There’s been praise for “God Control” from gun-control advocates as well—March for Our Lives thanked Madonna for “using your platform”—but the generally mixed response is typical of the strange spot that the Queen of Pop finds herself in 14 albums into her career. Though patchy throughout, Madame X has a claim as the most adventuresome, politically bold work in her catalog. But unforced errors and clumsy attempts at creating conversation have complicated what could be a triumphant chapter for her. Her insistence on communicating often in the crudest, most blunt terms have proved a distraction, yet again.

“God Control,” the third track on Madame X, runs more than six minutes long and feels like a few songs in one. To open, Madonna sing-mumbles sadly about the state of the nation: “I think we understand why people get a gun / I think I understand why we all give up.” A children’s choir cuts in, magisterially delivering the not-so-subtle pun of the title: “We lost God control.” Then the track transmutes into a schmaltzy, irresistible take on Philadelphia soul, evoking polyester pants and cocaine spoons. “It’s a hustle,” Madonna pants amid generally zany verses about “a new democracy.” It’s hard to say what exactly is going on, but it’s likely a camp commentary on the way people can dance in the face of crisis. Moreover, the song is catchy and amusing. It works.

The video takes any of the song’s ambiguity and subtext, and lights it up in dynamite. The director Jonas Åkerlund cuts between scenes of Madonna typing the lyrics on a typewriter and scenes of a flamboyant disco party being shot up by someone with an assault weapon. The video moves backwards in time, from the height of the massacre to the portion earlier in the night when Madonna’s character was at the club dancing. The pop-pop-pop of the gun is horrifyingly loud and mixed over the music. At her typewriter, as she hears the news of the shooting, Madame X cries. Text at the end of the video delivers stats on gun violence and calls for firearms control.

Madonna argues that the video is disturbing on purpose, as it’s a “wake-up call,” per her lyrical refrain. “This is really happening,” she told People. “This is what it looks like. Does it make you feel bad? Good, ’cause then maybe you will do something about it.” But it’s clear by now that the people whom the video made “feel bad” have been doing things about it. Survivors of shootings who have, in fact, rallied for gun control say they feel used as props. Their critique is sensible enough. It’s not as though gun violence has gone undepicted in our mayhem-packed pop culture. It’s not like tragedies such as Pulse and Parkland haven’t been galvanizing shocks in their own right. The “God Control” clip stylizes trauma and amplifies it, but it doesn’t push the conversation anywhere new. People unsympathetic to Madonna’s cause are not likely to be moved; people sympathetic to her cause are left feeling drained.

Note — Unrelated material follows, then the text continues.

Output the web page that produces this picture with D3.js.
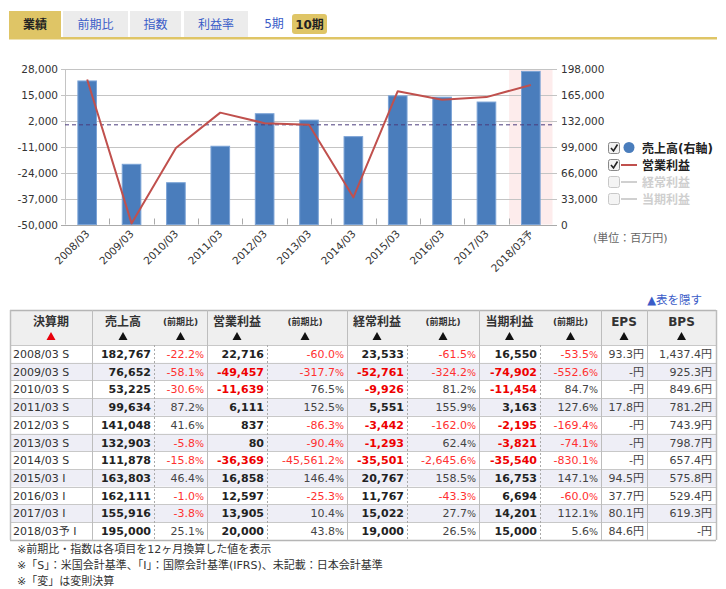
<!DOCTYPE html>
<html><head><meta charset="utf-8">
<script src="https://cdn.jsdelivr.net/npm/d3@7"></script>
<style>
html,body{margin:0;padding:0;background:#fff;}
svg{display:block;font-family:"DejaVu Sans","Noto Sans CJK JP",sans-serif;}
</style></head><body>
<svg id="c" width="726" height="589"></svg>
<script>
// ---- data ----
const categories = ["2008/03","2009/03","2010/03","2011/03","2012/03","2013/03","2014/03","2015/03","2016/03","2017/03","2018/03予"];
const periods = ["2008/03 S","2009/03 S","2010/03 S","2011/03 S","2012/03 S","2013/03 S","2014/03 S","2015/03 I","2016/03 I","2017/03 I","2018/03予 I"];
const sales = [182767,76652,53225,99634,141048,132903,111878,163803,162111,155916,195000];
const salesYoY = [-22.2,-58.1,-30.6,87.2,41.6,-5.8,-15.8,46.4,-1.0,-3.8,25.1];
const opProfit = [22716,-49457,-11639,6111,837,80,-36369,16858,12597,13905,20000];
const opYoY = [-60.0,-317.7,76.5,152.5,-86.3,-90.4,-45561.2,146.4,-25.3,10.4,43.8];
const ordProfit = [23533,-52761,-9926,5551,-3442,-1293,-35501,20767,11767,15022,19000];
const ordYoY = [-61.5,-324.2,81.2,155.9,-162.0,62.4,-2645.6,158.5,-43.3,27.7,26.5];
const netProfit = [16550,-74902,-11454,3163,-2195,-3821,-35540,16753,6694,14201,15000];
const netYoY = [-53.5,-552.6,84.7,127.6,-169.4,-74.1,-830.1,147.1,-60.0,112.1,5.6];
const eps = [93.3,null,null,17.8,null,null,null,94.5,37.7,80.1,84.6];
const bps = [1437.4,925.3,849.6,781.2,743.9,798.7,657.4,575.8,529.4,619.3,null];
const leftTicks = [-50000,-37000,-24000,-11000,2000,15000,28000];
const rightTicks = [0,33000,66000,99000,132000,165000,198000];
const tabs = ["業績","前期比","指数","利益率"];
const legendItems = [
  {name:"売上高(右軸)", kind:"dot", on:true},
  {name:"営業利益", kind:"line", on:true},
  {name:"経常利益", kind:"line", on:false},
  {name:"当期利益", kind:"line", on:false}
];
const notes = ["※前期比・指数は各項目を12ヶ月換算した値を表示",
  "※「S」：米国会計基準、「I」：国際会計基準(IFRS)、未記載：日本会計基準",
  "※「変」は変則決算"];

const svg = d3.select("#c");
const loc = d3.formatLocale({decimal:".",thousands:",",grouping:[3],currency:["",""],minus:"-"});
const fmtN = loc.format(",");
const fmtP = loc.format(",.1f");

// ---- tabs ----
const tabX = [[9,61],[63,128],[130,181],[184,248]];
tabs.forEach((t,i)=>{
  const [a,b] = tabX[i];
  svg.append("rect").attr("x",a).attr("y",11).attr("width",b-a).attr("height",27)
    .attr("fill", i===0 ? "#dfc566" : "#ececec");
  svg.append("text").attr("x",(a+b)/2).attr("y",29).attr("text-anchor","middle")
    .attr("font-size",12).attr("font-weight", i===0?"bold":"normal")
    .attr("fill", i===0 ? "#222" : "#3a5cc8").text(t);
});
svg.append("text").attr("x",274).attr("y",28).attr("text-anchor","middle").attr("font-size",12).attr("fill","#3a5cc8").text("5期");
svg.append("rect").attr("x",292).attr("y",14).attr("width",35).attr("height",20).attr("rx",3).attr("fill","#dfc566");
svg.append("text").attr("x",309.5).attr("y",28.5).attr("text-anchor","middle").attr("font-size",12).attr("font-weight","bold").attr("fill","#222").text("10期");
svg.append("rect").attr("x",9).attr("y",37).attr("width",708).attr("height",2.5).attr("fill","#dfc566");

// ---- chart ----
const L = 65, R = 553, T = 69, B = 224.5;
const x = d3.scaleBand().domain(categories).range([L,R]).paddingInner(0.58).paddingOuter(0.29);
const yL = d3.scaleLinear().domain([-50000,28000]).range([B,T]);
const yR = d3.scaleLinear().domain([0,198000]).range([B,T]);
const step = x.step();

// forecast highlight
const lastCat = categories[categories.length-1];
svg.append("rect").attr("x", x(lastCat) - x.paddingOuter()*step + 0.5).attr("y",T)
  .attr("width", step - 1).attr("height", B-T).attr("fill","#fdecec");

// gridlines
const g = svg.append("g");
leftTicks.forEach(v=>{
  g.append("line").attr("x1",L-4).attr("x2",R+4).attr("y1",Math.round(yL(v))+0.5).attr("y2",Math.round(yL(v))+0.5)
    .attr("stroke",v===-50000?"#aaa":"#c4c4c4").attr("stroke-width",1);
});
g.append("line").attr("x1",L+0.5).attr("x2",L+0.5).attr("y1",T).attr("y2",B).attr("stroke","#c4c4c4");
for(let i=1;i<categories.length;i++){
  const xx = Math.round(L + i*step)+0.5;
  g.append("line").attr("x1",xx).attr("x2",xx).attr("y1",B-6).attr("y2",B).attr("stroke","#aaa");
}
svg.append("g").selectAll("text").data(leftTicks).join("text")
  .attr("x",58).attr("y",d=>yL(d)+4).attr("text-anchor","end").attr("font-size",10.5).attr("fill","#333")
  .text(d=>fmtN(d));
svg.append("g").selectAll("text").data(rightTicks).join("text")
  .attr("x",561).attr("y",d=>yR(d)+4).attr("text-anchor","start").attr("font-size",10.5).attr("fill","#333")
  .text(d=>fmtN(d));

// bars
svg.append("g").selectAll("rect").data(categories).join("rect")
  .attr("x",d=>x(d)).attr("width",x.bandwidth())
  .attr("y",(d,i)=>yR(sales[i])).attr("height",(d,i)=>yR(0)-yR(sales[i]))
  .attr("fill","#4a7dbc").attr("stroke","#7ba3d6").attr("stroke-width",1);

// zero dashed line
svg.append("line").attr("x1",L).attr("x2",R).attr("y1",yL(0)).attr("y2",yL(0))
  .attr("stroke","#4b3c7c").attr("stroke-width",1).attr("stroke-dasharray","4,3");

// op profit line
const line = d3.line().x((d,i)=>x(categories[i])+x.bandwidth()/2).y(d=>yL(d));
svg.append("path").datum(opProfit).attr("d",line).attr("fill","none")
  .attr("stroke","#c0504d").attr("stroke-width",2).attr("stroke-linejoin","round");

// x labels
svg.append("g").selectAll("text").data(categories).join("text")
  .attr("transform",d=>`translate(${x(d)+x.bandwidth()/2+3},${B+10}) rotate(-45)`)
  .attr("text-anchor","end").attr("font-size",10.5).attr("fill","#333").text(d=>d);

// legend
legendItems.forEach((it,i)=>{
  const yy = 148 + i*17;
  const gg = svg.append("g");
  gg.append("rect").attr("x",608.5).attr("y",yy-5.5).attr("width",11).attr("height",11).attr("rx",2)
    .attr("fill", it.on ? "#f2f2f2" : "#f4f4f4").attr("stroke", it.on ? "#888" : "#c8c8c8");
  if(it.on){
    gg.append("path").attr("d",`M611,${yy} L613.5,${yy+3} L617.5,${yy-3.5}`).attr("fill","none")
      .attr("stroke","#222").attr("stroke-width",1.6);
  }
  if(it.kind==="dot"){
    gg.append("circle").attr("cx",629).attr("cy",yy-0.5).attr("r",5.5).attr("fill","#4a7dbc");
  } else {
    gg.append("line").attr("x1",621).attr("x2",637).attr("y1",yy).attr("y2",yy)
      .attr("stroke", it.on ? "#c0504d" : "#d0d0d0").attr("stroke-width",2);
  }
  gg.append("text").attr("x",642).attr("y",yy+4.5).attr("font-size",12).attr("font-weight","bold")
    .attr("fill", it.on ? "#222" : "#cfcfcf").text(it.name);
});
svg.append("text").attr("x",593).attr("y",242).attr("font-size",11).attr("fill","#666").text("(単位：百万円)");

// ---- table ----
svg.append("text").attr("x",702).attr("y",304).attr("text-anchor","end").attr("font-size",11.5).attr("fill","#3a5cc8").text("▲表を隠す");

const tTop = 310, hH = 35, rH = 17.72;
const tLeft = 10, tRight = 716;
const solid = [10,92,207,347,479,601,647,716];
const dotted = [154,267,407,540];
const nRows = periods.length;
const tBot = tTop + hH + nRows*rH;

const tg = svg.append("g");
tg.append("rect").attr("x",tLeft).attr("y",tTop).attr("width",tRight-tLeft).attr("height",hH).attr("fill","#efefef");
tg.selectAll("rect.row").data(periods).join("rect").attr("class","row")
  .attr("x",tLeft).attr("y",(d,i)=>tTop+hH+i*rH).attr("width",tRight-tLeft).attr("height",rH)
  .attr("fill",(d,i)=> i%2===1 ? "#eeeef6" : "#ffffff");
for(let i=0;i<=nRows+1;i++){
  const yy = i===0 ? tTop : tTop+hH+(i-1)*rH;
  tg.append("line").attr("x1",tLeft).attr("x2",tRight).attr("y1",Math.round(yy)+0.5).attr("y2",Math.round(yy)+0.5)
    .attr("stroke", (i===0||i===nRows+1) ? "#b5b5b5" : "#c8c8c8").attr("stroke-width",(i===0||i===nRows+1)?1.5:1);
}
solid.forEach(xx=>{
  tg.append("line").attr("x1",xx+0.5).attr("x2",xx+0.5).attr("y1",tTop).attr("y2",tBot)
    .attr("stroke","#bdbdbd").attr("stroke-width",(xx===10||xx===716)?1.5:1);
});
dotted.forEach(xx=>{
  tg.append("line").attr("x1",xx+0.5).attr("x2",xx+0.5).attr("y1",tTop+hH).attr("y2",tBot)
    .attr("stroke","#aaa").attr("stroke-dasharray","2,2");
});

const headers = [
  {t:"決算期", x:51, red:true, big:true},
  {t:"売上高", x:123, big:true},
  {t:"(前期比)", x:180.5},
  {t:"営業利益", x:237, big:true},
  {t:"(前期比)", x:305},
  {t:"経常利益", x:377, big:true},
  {t:"(前期比)", x:443},
  {t:"当期利益", x:509.5, big:true},
  {t:"(前期比)", x:570.5},
  {t:"EPS", x:624, big:true},
  {t:"BPS", x:681.5, big:true}
];
headers.forEach(h=>{
  tg.append("text").attr("x",h.x).attr("y",h.big?326:325).attr("text-anchor","middle")
    .attr("font-size",h.big?12:9).attr("font-weight","bold").attr("fill","#333").text(h.t);
  tg.append("path").attr("d",`M${h.x-4.5},${340} L${h.x+4.5},${340} L${h.x},${332} Z`)
    .attr("fill",h.red?"#e8000b":"#111");
});

const numCols = [
  {vals:sales, xr:151}, {vals:opProfit, xr:264}, {vals:ordProfit, xr:404}, {vals:netProfit, xr:537}
];
const pctCols = [
  {vals:salesYoY, xr:204}, {vals:opYoY, xr:344}, {vals:ordYoY, xr:476}, {vals:netYoY, xr:598}
];
const rowY = i => tTop + hH + i*rH + 13;

tg.selectAll("text.per").data(periods).join("text").attr("class","per")
  .attr("x",13).attr("y",(d,i)=>rowY(i)).attr("font-size",11).attr("fill","#333").text(d=>d);

numCols.forEach(c=>{
  tg.append("g").selectAll("text").data(c.vals).join("text")
    .attr("x",c.xr).attr("y",(d,i)=>rowY(i)).attr("text-anchor","end")
    .attr("font-size",11).attr("font-weight","bold")
    .attr("fill",d=>d<0?"#ee0000":"#222").text(d=>fmtN(d));
});
pctCols.forEach(c=>{
  const tt = tg.append("g").selectAll("text").data(c.vals).join("text")
    .attr("x",c.xr).attr("y",(d,i)=>rowY(i)).attr("text-anchor","end")
    .attr("font-size",11).attr("fill",d=>d<0?"#ff3030":"#444");
  tt.append("tspan").text(d=>fmtP(d));
  tt.append("tspan").attr("font-size",9.5).text("%");
});
tg.append("g").selectAll("text").data(eps).join("text")
  .attr("x",644).attr("y",(d,i)=>rowY(i)).attr("text-anchor","end").attr("font-size",11).attr("fill","#444")
  .text(d=> d==null ? "-円" : fmtP(d)+"円");
tg.append("g").selectAll("text").data(bps).join("text")
  .attr("x",712).attr("y",(d,i)=>rowY(i)).attr("text-anchor","end").attr("font-size",11).attr("fill","#444")
  .text(d=> d==null ? "-円" : fmtP(d)+"円");

notes.forEach((n,i)=>{
  svg.append("text").attr("x",17).attr("y",553+i*16).attr("font-size",11).attr("fill","#333").text(n);
});
</script>
</body></html>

Then again, enervating her supporters has been Madonna’s M.O. in recent years. When in 2017, at the Women’s March, she said she thought about “blowing up the White House,” she was making an honest statement of frustration that got weaponized by Donald Trump and his spokespeople to attack the resistance movement against him. When this year the New York Times contributor Vanessa Grigoriadis attempted a sympathetic but unflinching profile focusing on Madonna’s rare place as a 60-year-old diva-pioneer-provocateur, Madonna said the article made her feel “raped,” using a term that the writer had implied Madonna employed too casually.

Asking Madonna to tone things down at this point is silly—she’s made a career by teetering on the line of good taste—but to listen to Madame X is to wonder whether small recalibrations away from shock for shock’s sake could revitalize her career. Influenced by time she spent living in Lisbon and traveling in Latin America and Europe, the music flirts between peppy, moody intrigue and unnecessarily grating detours. Vocally, she tends toward an over-auto-tuned kind of singing. Her knack for clunky lyrics is perverse. “We built a cartel just for love,” she says, not so cleverly, on one of her two otherwise strong duets with the Colombian singer Maluma. Another track, “Killers Who Are Partying,” has her laundry-listing marginalized people across the world and suggesting she is one of them: gay, African, Muslim—it’s all the same, goes her implication.

Now the genuinely strange amalgam that is the song “God Control” has been sacrificed to an unwatchable costumed bloodbath in the name of making a point. As always, Madonna doesn’t let consumers sink into her pop-political experiments; she doesn’t let her good ideas stand on their own. They must always come with a wince—and what’s too bad is that the people most likely to wince are the ones she claims to want to help.